I falchi tedeschi – come Isabel Schnabel, membro del Comitato esecutivo, e Joachim Nagel, presidente della Bundesbank – vorrebbero aspettare settembre prima di considerare un secondo taglio. Ciò dipenderà anche dalle mosse della Fed, che in effetti è orientata a non forzare i tempi. Secondo l’economista Hugo Le Damany, sentito da Bloomberg, a prevalere saranno invece le colombe, che sono maggioranza nel Consiglio direttivo: dopo il taglio di giugno la Bce dovrebbe proseguire allo stesso passo per altri cinque mesi, con tagli di un quarto di punto.

Ma fare previsioni è difficile e tante sono le variabili in gioco. Non ultima quella politica. La decisione di Lagarde è stata annunciata il 6 giugno, in concomitanza con l’inizio delle elezioni europee. Una coincidenza che fa pensare ai possibili effetti del voto sui possibili tagli futuri: la Bce è indipendente dalla politica dei paesi membri, ma non insensibile al contesto esterno. Se alle urne reggeranno i partiti tradizionali – Ppe in testa – potrebbe scongiurarsi una fuga in avanti, ma se si rafforzeranno sovranisti e populisti la pressione a tagliare i tassi diventerà più forte.

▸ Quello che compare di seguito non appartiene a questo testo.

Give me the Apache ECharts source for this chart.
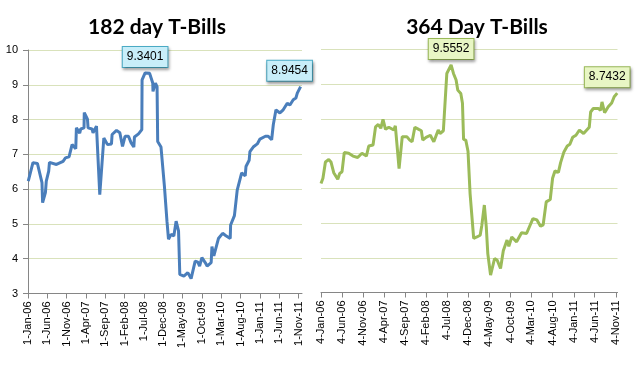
<!DOCTYPE html>
<html><head><meta charset="utf-8">
<script src="https://cdn.jsdelivr.net/npm/echarts@6/dist/echarts.min.js"></script>
<style>html,body{margin:0;padding:0;background:#fff}#c{width:640px;height:366px}</style>
</head><body><div id="c"></div>
<script>
const leftTitle = '182 day T-Bills';
const rightTitle = '364 Day T-Bills';

const leftDates = [
'2006-01-03','2006-02-09','2006-03-16','2006-04-21','2006-04-26','2006-05-18','2006-05-25','2006-06-13','2006-06-19','2006-08-13','2006-10-04','2006-10-23','2006-11-20','2006-12-14',
'2007-01-12','2007-01-17','2007-02-12','2007-02-20','2007-03-18','2007-03-20','2007-04-14','2007-04-19','2007-05-20','2007-05-28','2007-06-24','2007-07-20','2007-08-21','2007-09-19','2007-10-20','2007-10-25','2007-11-29','2007-12-25','2007-12-30',
'2008-01-15','2008-02-04','2008-03-02','2008-03-23','2008-04-13','2008-04-18','2008-05-20','2008-06-15','2008-06-17','2008-07-11','2008-08-15','2008-09-09','2008-09-11','2008-09-30','2008-10-13','2008-10-18','2008-11-13','2008-12-10','2008-12-30',
'2009-01-11','2009-02-01','2009-02-22','2009-03-12','2009-03-31','2009-04-10','2009-05-12','2009-06-12','2009-07-08','2009-08-09','2009-08-30','2009-09-13','2009-10-01','2009-10-27','2009-11-11','2009-12-13','2009-12-19',
'2010-01-03','2010-02-08','2010-03-13','2010-04-08','2010-05-12','2010-05-15','2010-06-14','2010-07-06','2010-08-10','2010-09-07','2010-09-13','2010-10-08','2010-10-14','2010-11-09','2010-12-11',
'2011-01-01','2011-02-13','2011-03-07','2011-04-03','2011-04-16','2011-05-07','2011-06-07','2011-07-03','2011-08-04','2011-08-25','2011-09-20','2011-10-11','2011-10-22','2011-11-17'
];
const leftValues = [
6.23,6.76,6.74,6.19,5.61,5.90,6.23,6.52,6.77,6.71,6.80,6.90,6.93,7.28,
7.16,7.76,7.61,7.73,7.76,8.20,8.01,7.76,7.73,7.62,7.81,5.84,7.47,7.28,7.30,7.57,7.69,7.62,7.57,
7.23,7.52,7.52,7.33,7.21,7.50,7.59,7.71,9.14,9.3401,9.33,9.05,8.81,9.05,8.95,7.37,7.21,6.08,5.08,
4.56,4.70,4.65,5.08,4.80,3.55,3.50,3.60,3.43,3.93,3.90,3.79,4.03,3.89,3.79,3.89,4.35,
4.08,4.58,4.73,4.66,4.58,4.97,5.24,5.97,6.47,6.38,6.65,6.83,7.08,7.21,7.30,
7.44,7.52,7.52,7.42,7.85,8.28,8.19,8.28,8.47,8.42,8.57,8.62,8.76,8.9454
];

const rightDates = [
'2006-01-04','2006-01-18','2006-02-05','2006-03-01','2006-03-17','2006-04-06','2006-05-05','2006-05-19','2006-06-05','2006-06-21','2006-07-23','2006-08-23','2006-09-26','2006-10-27','2006-11-28','2006-12-15',
'2007-01-15','2007-02-02','2007-02-22','2007-03-12','2007-03-28','2007-04-15','2007-05-09','2007-06-14','2007-06-25','2007-07-22','2007-08-14','2007-09-16','2007-10-07','2007-10-24','2007-11-13','2007-12-11','2007-12-30',
'2008-01-09','2008-02-02','2008-03-04','2008-03-29','2008-04-30','2008-05-13','2008-06-06','2008-07-01','2008-08-01','2008-08-18','2008-09-06','2008-09-18','2008-10-10','2008-10-22','2008-10-30','2008-11-15','2008-12-01','2008-12-16',
'2009-01-11','2009-02-03','2009-02-27','2009-03-11','2009-03-29','2009-04-12','2009-04-23','2009-05-13','2009-06-11','2009-06-30','2009-07-24','2009-08-13','2009-09-09','2009-09-22','2009-10-13','2009-11-17','2009-12-23',
'2010-01-28','2010-03-15','2010-04-13','2010-05-09','2010-05-28','2010-06-19','2010-07-18','2010-08-04','2010-08-21','2010-09-15','2010-10-01','2010-10-25','2010-11-18','2010-12-07','2010-12-27',
'2011-01-20','2011-02-14','2011-03-16','2011-04-26','2011-05-06','2011-05-25','2011-06-30','2011-07-17','2011-07-27','2011-08-15','2011-09-10','2011-10-05','2011-10-23','2011-11-14'
];
const rightValues = [
6.14,6.29,6.76,6.83,6.76,6.45,6.26,6.43,6.48,7.03,7.01,6.93,6.89,7.01,6.93,7.22,
7.25,7.77,7.84,7.73,7.99,7.70,7.76,7.68,7.80,6.57,7.49,7.49,7.39,7.34,7.76,7.70,7.66,
7.39,7.47,7.53,7.34,7.68,7.58,7.66,9.31,9.5552,9.31,9.12,8.83,8.73,8.45,7.41,7.39,7.07,5.85,
4.56,4.60,4.65,4.94,5.52,4.89,4.12,3.50,3.98,3.93,3.69,4.20,4.51,4.33,4.60,4.46,4.72,
4.70,5.13,5.09,4.91,4.95,5.61,5.68,6.29,6.50,6.46,6.74,7.05,7.22,7.27,7.47,
7.53,7.68,7.58,7.76,8.20,8.30,8.30,8.25,8.49,8.18,8.35,8.46,8.64,8.7432
];

const leftTicks = ['2006-01-01','2006-06-01','2006-11-01','2007-04-01','2007-09-01','2008-02-01','2008-07-01','2008-12-01','2009-05-01','2009-10-01','2010-03-01','2010-08-01','2011-01-01','2011-06-01','2011-11-01'];
const rightTicks = ['2006-01-04','2006-06-04','2006-11-04','2007-04-04','2007-09-04','2008-02-04','2008-07-04','2008-12-04','2009-05-04','2009-10-04','2010-03-04','2010-08-04','2011-01-04','2011-06-04','2011-11-04'];
const leftRange = ['2006-01-01','2011-11-28'];
const rightRange = ['2006-01-04','2011-11-16'];
const yMin = 3, yMax = 10, yStep = 1;

const MONTHS = ['Jan','Feb','Mar','Apr','May','Jun','Jul','Aug','Sep','Oct','Nov','Dec'];
const DAY = 86400000;
// days since 2006-01-01 (UTC based, no DST issues)
function dn(s){const p=s.split('-');return Math.round(Date.UTC(+p[0],+p[1]-1,+p[2])/DAY - Date.UTC(2006,0,1)/DAY);}
function fmt(v){const d=new Date(Date.UTC(2006,0,1)+Math.round(v)*DAY);return d.getUTCDate()+'-'+MONTHS[d.getUTCMonth()]+'-'+String(d.getUTCFullYear()).slice(2);}

const FONT = 'Liberation Sans';
const AXIS = '#868686';
const GRIDC = '#d9e2bb';

function callouts(dates, values, offsets, bg, border){
  let maxI = 0;
  values.forEach((v,i)=>{ if(v>values[maxI]) maxI=i; });
  const idxs = [maxI, values.length-1];
  return idxs.map((i,k)=>({
    coord:[dn(dates[i]), values[i]],
    value: values[i].toFixed(4),
    symbol:'circle', symbolSize:0,
    label:{
      show:true, position:'top', distance:6, offset:[offsets[k],0],
      formatter:'{c}', color:'#000', fontSize:12, fontFamily:FONT,
      backgroundColor:bg, borderColor:border, borderWidth:1,
      padding:[3,4,3,4], lineHeight:14,
      shadowColor:'rgba(0,0,0,0.35)', shadowBlur:3, shadowOffsetX:1, shadowOffsetY:2
    }
  }));
}

function xAxis(gi, ticks, range){
  const t = ticks.map(dn);
  return {
    gridIndex:gi, type:'value', min:dn(range[0]), max:dn(range[1]),
    axisLine:{show:true, onZero:false, lineStyle:{color:AXIS, width:1}},
    axisTick:{show:true, length:5, customValues:t, lineStyle:{color:AXIS}},
    axisLabel:{customValues:t, rotate:90, formatter:fmt, fontSize:11, color:'#000', fontFamily:FONT, margin:8, hideOverlap:false},
    splitLine:{show:false}, minorTick:{show:false}
  };
}

const chart = echarts.init(document.getElementById('c'), null, {renderer:'canvas'});
chart.setOption({
  animation:false,
  backgroundColor:'#fff',
  graphic:[
    {type:'text', x:157, y:27, style:{text:leftTitle, fill:'#000', font:'bold 21px Lato', textAlign:'center', textVerticalAlign:'middle'}},
    {type:'text', x:477, y:27, style:{text:rightTitle, fill:'#000', font:'bold 21px Lato', textAlign:'center', textVerticalAlign:'middle'}}
  ],
  grid:[
    {left:28, top:50, width:274, height:243.5},
    {left:321, top:49.5, width:296.5, height:243}
  ],
  xAxis:[ xAxis(0, leftTicks, leftRange), xAxis(1, rightTicks, rightRange) ],
  yAxis:[
    {gridIndex:0, type:'value', min:yMin, max:yMax, interval:yStep,
     axisLine:{show:true, lineStyle:{color:AXIS}},
     axisTick:{show:true, length:5, lineStyle:{color:AXIS}},
     axisLabel:{fontSize:11, color:'#000', fontFamily:FONT, margin:10},
     splitLine:{show:true, lineStyle:{color:GRIDC, width:1}}},
    {gridIndex:1, type:'value', min:yMin, max:yMax, interval:yStep,
     axisLine:{show:false}, axisTick:{show:false}, axisLabel:{show:false},
     splitLine:{show:true, lineStyle:{color:GRIDC, width:1}}}
  ],
  series:[
    {type:'line', xAxisIndex:0, yAxisIndex:0, showSymbol:false, symbol:'none',
     data:leftDates.map((d,i)=>[dn(d), leftValues[i]]),
     lineStyle:{color:'#4a7ebb', width:3}, itemStyle:{color:'#4a7ebb'},
     markPoint:{data:callouts(leftDates, leftValues, [0,-11], '#c8eef9', '#4bacc6')}},
    {type:'line', xAxisIndex:1, yAxisIndex:1, showSymbol:false, symbol:'none',
     data:rightDates.map((d,i)=>[dn(d), rightValues[i]]),
     lineStyle:{color:'#9bbb59', width:3}, itemStyle:{color:'#9bbb59'},
     markPoint:{data:callouts(rightDates, rightValues, [0,-10], '#e8f6c4', '#9bbb59')}}
  ]
});
</script></body></html>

Lo suggeriscono anche le parole pronunciate pochi giorni fa, nelle considerazioni finali alla sua relazione annuale, dal governatore della Banca d’Italia Fabio Panetta, una fiera colomba molto apprezzata da palazzo Chigi (Giorgia Meloni tentò di arruolarlo come ministro dell’Economia): «La stretta sui tassi di interesse operata dalla Bce è stata necessaria, ora però va allentata. Dobbiamo evitare che la politica monetaria diventi troppo restrittiva, spingendo l’inflazione sotto il 2 per cento».